--- START The records ---

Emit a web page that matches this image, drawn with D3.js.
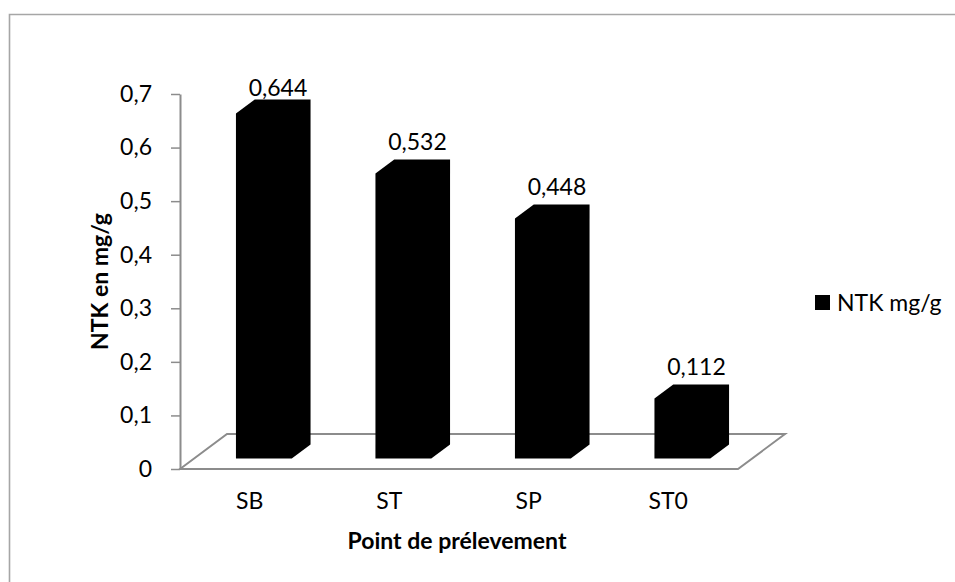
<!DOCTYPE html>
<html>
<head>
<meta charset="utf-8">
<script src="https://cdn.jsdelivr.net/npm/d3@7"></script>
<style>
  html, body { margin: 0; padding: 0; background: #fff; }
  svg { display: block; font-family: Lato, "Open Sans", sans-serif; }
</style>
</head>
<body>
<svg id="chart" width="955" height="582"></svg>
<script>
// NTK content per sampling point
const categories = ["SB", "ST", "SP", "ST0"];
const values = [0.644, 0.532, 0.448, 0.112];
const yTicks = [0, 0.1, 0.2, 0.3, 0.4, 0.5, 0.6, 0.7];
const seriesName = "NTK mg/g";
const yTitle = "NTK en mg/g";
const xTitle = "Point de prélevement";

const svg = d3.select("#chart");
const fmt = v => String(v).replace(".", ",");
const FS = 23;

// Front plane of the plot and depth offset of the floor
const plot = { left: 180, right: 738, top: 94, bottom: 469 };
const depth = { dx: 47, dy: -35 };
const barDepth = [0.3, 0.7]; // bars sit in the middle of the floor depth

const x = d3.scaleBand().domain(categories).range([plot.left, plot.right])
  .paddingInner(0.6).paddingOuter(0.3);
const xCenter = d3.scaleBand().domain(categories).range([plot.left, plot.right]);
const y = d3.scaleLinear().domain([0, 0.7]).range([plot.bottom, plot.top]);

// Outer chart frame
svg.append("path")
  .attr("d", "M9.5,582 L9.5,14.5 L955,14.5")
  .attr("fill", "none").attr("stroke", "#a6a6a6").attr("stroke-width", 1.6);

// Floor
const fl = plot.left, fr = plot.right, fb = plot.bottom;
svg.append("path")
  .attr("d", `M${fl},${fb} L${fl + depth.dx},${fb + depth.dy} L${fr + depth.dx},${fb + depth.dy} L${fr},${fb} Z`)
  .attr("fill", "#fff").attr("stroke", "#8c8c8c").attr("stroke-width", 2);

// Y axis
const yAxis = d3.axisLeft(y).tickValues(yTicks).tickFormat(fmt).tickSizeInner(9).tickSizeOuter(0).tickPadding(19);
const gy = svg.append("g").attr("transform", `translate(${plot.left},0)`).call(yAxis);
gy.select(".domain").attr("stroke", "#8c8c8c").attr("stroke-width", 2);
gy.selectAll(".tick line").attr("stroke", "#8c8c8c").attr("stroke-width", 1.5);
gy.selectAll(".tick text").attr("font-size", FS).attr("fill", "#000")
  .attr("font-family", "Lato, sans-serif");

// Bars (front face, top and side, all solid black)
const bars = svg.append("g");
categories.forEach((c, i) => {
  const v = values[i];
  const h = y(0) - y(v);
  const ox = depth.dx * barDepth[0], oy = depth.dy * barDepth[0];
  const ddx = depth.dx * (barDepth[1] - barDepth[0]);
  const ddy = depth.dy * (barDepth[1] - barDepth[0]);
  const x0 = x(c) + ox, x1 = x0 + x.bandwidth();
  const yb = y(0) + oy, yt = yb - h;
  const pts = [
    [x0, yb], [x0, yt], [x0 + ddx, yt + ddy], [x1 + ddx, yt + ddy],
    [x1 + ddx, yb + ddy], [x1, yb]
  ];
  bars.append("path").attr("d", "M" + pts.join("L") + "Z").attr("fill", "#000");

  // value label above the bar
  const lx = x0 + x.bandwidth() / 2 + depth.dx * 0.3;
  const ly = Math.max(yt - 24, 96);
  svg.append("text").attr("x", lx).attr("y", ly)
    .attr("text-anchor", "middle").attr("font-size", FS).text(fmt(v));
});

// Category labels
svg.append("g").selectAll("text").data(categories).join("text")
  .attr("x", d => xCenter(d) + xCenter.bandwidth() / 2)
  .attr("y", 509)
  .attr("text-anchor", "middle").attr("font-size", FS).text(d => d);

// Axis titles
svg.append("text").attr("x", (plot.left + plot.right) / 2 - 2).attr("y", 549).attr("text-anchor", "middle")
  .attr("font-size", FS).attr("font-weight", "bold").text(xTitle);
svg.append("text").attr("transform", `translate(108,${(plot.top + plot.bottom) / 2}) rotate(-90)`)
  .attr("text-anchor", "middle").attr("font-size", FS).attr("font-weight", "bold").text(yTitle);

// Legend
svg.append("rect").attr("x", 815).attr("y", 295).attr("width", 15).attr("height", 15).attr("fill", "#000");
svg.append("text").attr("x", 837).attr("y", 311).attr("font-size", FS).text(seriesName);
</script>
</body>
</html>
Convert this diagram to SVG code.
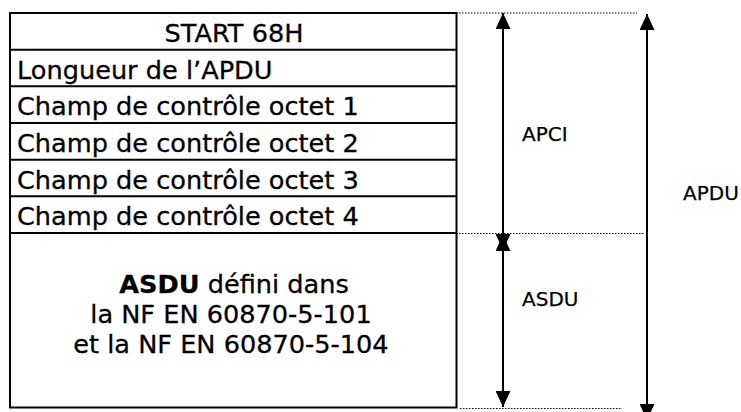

--- END The records ---

Exercise objective:
Lines holding the word "this" in the entries above are the ones to pull out. Copy them all.

Result of the exercise:
Emit a web page that matches this image, drawn with D3.js.
Convert this diagram to SVG code.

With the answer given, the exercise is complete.